Howerton competed in the Job Interview division. She said she had to go through a mock job interview, using the skills she has obtained through her family and consumer science (FACS) classes and explaining how they will help her in her future career.
“I chose to be a FACS teacher for my career, so it was easy to tie the skills into it,” Howerton said.
For the state competition, she said she is going to go through her portfolio again and work on a few areas for the next mock interview.
“I’m going to clean up a few things,” she said, “so that I’m able to answer their questions faster and more confidently.”
Tena, McKinney and Smith competed in the Life Event Planning division, planning a baby shower for FCCLA adviser Leah Bunch.
“We wanted to do a STAR event, and, since Mrs. Bunch was pregnant, we decided why not throw her a baby shower,” Tena said, “so we could help her with some baby gifts.”
“We played a few games,” Smith said, “and had little gifts to give everybody when they left.”
McKinney said the group presented their project to judges at the district competition and answered questions about the event.
McGehee and Conklin competed in the Focus on Children division. McGehee said they wanted to teach kids how to express their emotions through their style for the project.
“We had them draw pictures of things they like. Some kids drew cats,” she said. “We had them say ‘If I was sad or angry, I would pet my cat or play with my toys’ to teach them healthy ways to deal with emotions.”
“We went to the elementary school and talked to first- and second-graders and had them color and everything,” Conklin said. “They were surprisingly cooperative. We thought they would be all over the place, but they were very well-behaved.”
Davis and Aguilera chose to compete in the Advocacy division of the competition. Aguilera said their subject was audism, the discrimination against the deaf and hard-of-hearing community.
“We researched everything online and spoke to [elementary principal] Kelly Swofford about speaking to his WIN class,” she said, “and he agreed. Since he had been teaching them American Sign Language (ASL) previously, it was really great for us.”
Davis said they read the children the book “The 12 Deaf Princesses,” which is a take on the fairy tale “The 12 Dancing Princesses.”
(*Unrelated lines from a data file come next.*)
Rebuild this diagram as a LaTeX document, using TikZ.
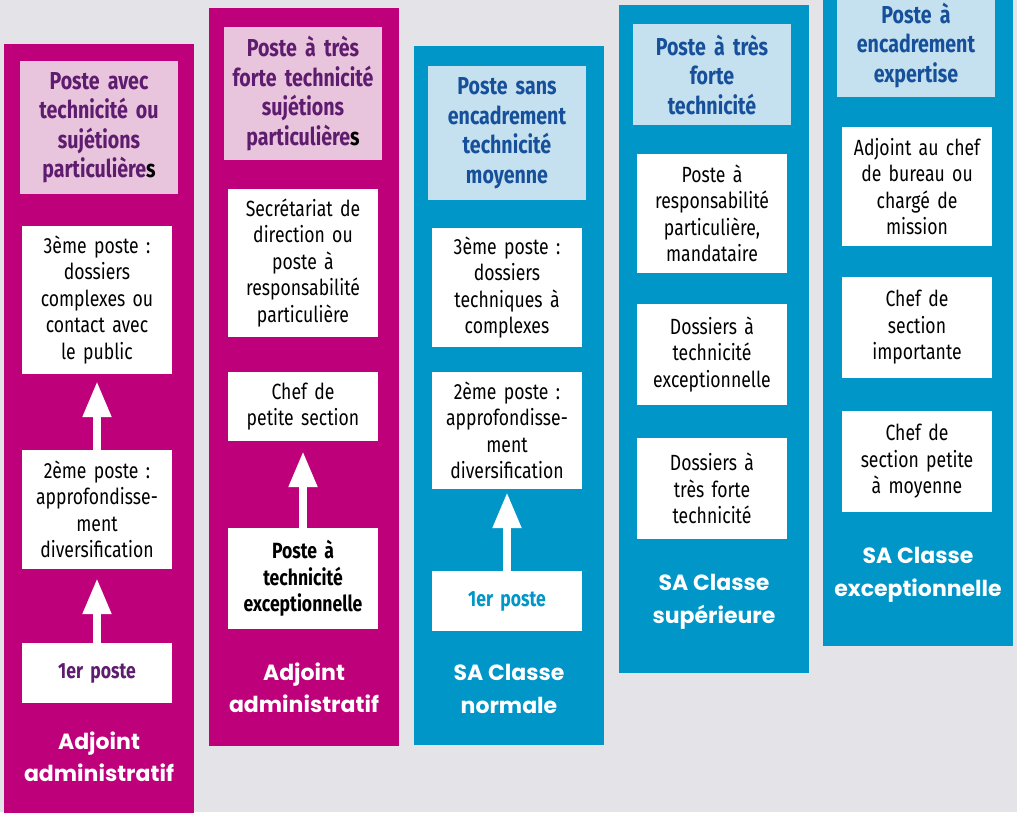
\documentclass[tikz,border=0pt]{standalone}
\usepackage{fontspec}
\usetikzlibrary{arrows.meta}
\newfontfamily\bodyff{Fira Sans}[FakeStretch=0.8]
\newfontfamily\labff{Poppins}
\newcommand\bodyfont{\bodyff\fontsize{22}{26.5}\selectfont}
\newcommand\hdrfont{\bodyff\bfseries\fontsize{24.5}{29.5}\selectfont}
\newcommand\labfont{\labff\bfseries\fontsize{22}{32.5}\selectfont}
\definecolor{mag}{HTML}{BE007A}
\definecolor{pinkbg}{HTML}{E8C4DD}
\definecolor{purp}{HTML}{5E1C6E}
\definecolor{cblue}{HTML}{0096C8}
\definecolor{lbluebg}{HTML}{C5E0EE}
\definecolor{dblue}{HTML}{17509A}
\definecolor{bgray}{HTML}{E4E4E8}
\tikzset{
  hdr/.style={align=center, inner sep=0pt, minimum width=158pt, text width=156pt, font=\hdrfont},
  hdrM/.style={hdr, fill=pinkbg, text=purp},
  hdrB/.style={hdr, fill=lbluebg, text=dblue},
  wbox/.style={fill=white, align=center, inner sep=0pt, minimum width=150pt, text width=146pt, font=\bodyfont, text=black},
  lab/.style={align=center, inner sep=0pt, text=white, font=\labfont},
  uparrow/.style={draw=white, line width=8pt, -{Triangle[width=27pt,length=36pt]}},
}
\begin{document}
\begin{tikzpicture}[x=1pt,y=-1pt]
\useasboundingbox (0,0) rectangle (1017,812);
\fill[bgray] (0,0) rectangle (1017,812);
% columns
\fill[mag] (4,44) rectangle (194,820);
\fill[mag] (209,8) rectangle (399,746);
\fill[cblue] (414,46) rectangle (604,745);
\fill[cblue] (619,5) rectangle (809,673);
\fill[cblue] (823,-10) rectangle (1013,646);
% column 1
\node[hdrM, minimum height=133pt] (h1) at (99,127.5) {Poste avec\\technicité ou\\sujétions\\particulière{\color{black}s}};
\node[wbox, minimum height=148pt] (a1) at (97,300) {3ème poste :\\dossiers\\complexes ou\\contact avec\\le public};
\node[wbox, minimum height=119pt] (a2) at (97,509.5) {2ème poste :\\approfondisse-\\ment\\diversification};
\node[wbox, minimum height=60pt, text=purp, font=\bodyfont\bfseries] (a3) at (97,673) {1er poste};
\node[lab] (l1) at (99,757) {Adjoint\\administratif};
\draw[uparrow, shorten >=7pt] (a2.north) -- (a1.south);
\draw[uparrow, shorten >=9pt] (a3.north) -- (a2.south);
% column 2
\node[hdrM, minimum height=133pt] (h2) at (303,93.5) {Poste à très\\forte technicité\\sujétions\\particulière{\color{black}s}};
\node[wbox, minimum height=148pt] (b1) at (303,263) {Secrétariat de\\direction ou\\poste à\\responsabilité\\particulière};
\node[wbox, minimum height=69pt] (b2) at (303,406.5) {Chef de\\petite section};
\node[wbox, minimum height=101pt, font=\bodyfont\bfseries] (b3) at (303,578.5) {Poste à\\technicité\\exceptionnelle};
\node[lab] (l2) at (304,688) {Adjoint\\administratif};
\draw[uparrow, shorten >=10pt] (b3.north) -- (b2.south);
% column 3
\node[hdrB, minimum height=134pt] (h3) at (507,133) {Poste sans\\encadrement\\technicité\\moyenne};
\node[wbox, minimum height=119pt] (c1) at (507,287.5) {3ème poste :\\dossiers\\techniques à\\complexes};
\node[wbox, minimum height=117pt] (c2) at (507,430.5) {2ème poste :\\approfondisse-\\ment\\diversification};
\node[wbox, minimum height=60pt, text=cblue, font=\bodyfont\bfseries] (c3) at (507,601) {1er poste};
\node[lab] (l3) at (509,689) {SA Classe\\normale};
\draw[uparrow, shorten >=3pt] (c3.north) -- (c2.south);
% column 4
\node[hdrB, minimum height=101pt] (h4) at (712,74.5) {Poste à très\\forte\\technicité};
\node[wbox, minimum height=119pt] (d1) at (712,213.5) {Poste à\\responsabilité\\particulière,\\mandataire};
\node[wbox, minimum height=101pt] (d2) at (712,354.5) {Dossiers à\\technicité\\exceptionnelle};
\node[wbox, minimum height=101pt] (d3) at (712,488.5) {Dossiers à\\très forte\\technicité};
\node[lab] (l4) at (714,602) {SA Classe\\supérieure};
% column 5
\node[hdrB, minimum height=104pt] (h5) at (916,45) {Poste à\\encadrement\\expertise};
\node[wbox, minimum height=119pt] (e1) at (917,186.5) {Adjoint au chef\\de bureau ou\\chargé de\\mission};
\node[wbox, minimum height=101pt] (e2) at (917,327.5) {Chef de\\section\\importante};
\node[wbox, minimum height=101pt] (e3) at (917,461.5) {Chef de\\section petite\\à moyenne};
\node[lab] (l5) at (918,575) {SA Classe\\exceptionnelle};
\end{tikzpicture}
\end{document}
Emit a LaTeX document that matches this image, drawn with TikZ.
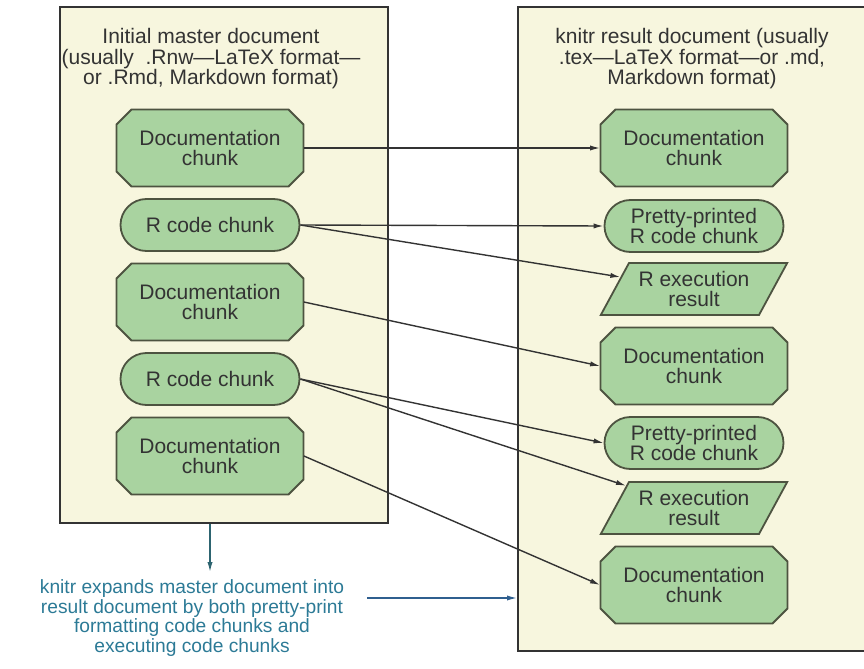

“Sarah signed through the book,” Aguilera said. “She signed random words, and the kids would repeat them.”
She said they presented a binder full of everything they had done to the judges at the district competition, showing their progress.
“We didn’t score high enough to go to state,” Aguilera said, “but I think it was understandable. We could have tried harder, and we will next year. We’re hopeful that we’ll make it to state this next year.”
FCCLA adviser Rachel Gardner said she and Bunch were proud of all of the students.
“They all did wonderful,” Gardner said. “Bunch and I kept contact through texting this year because she wasn’t able to go, and she was really proud of them as well.”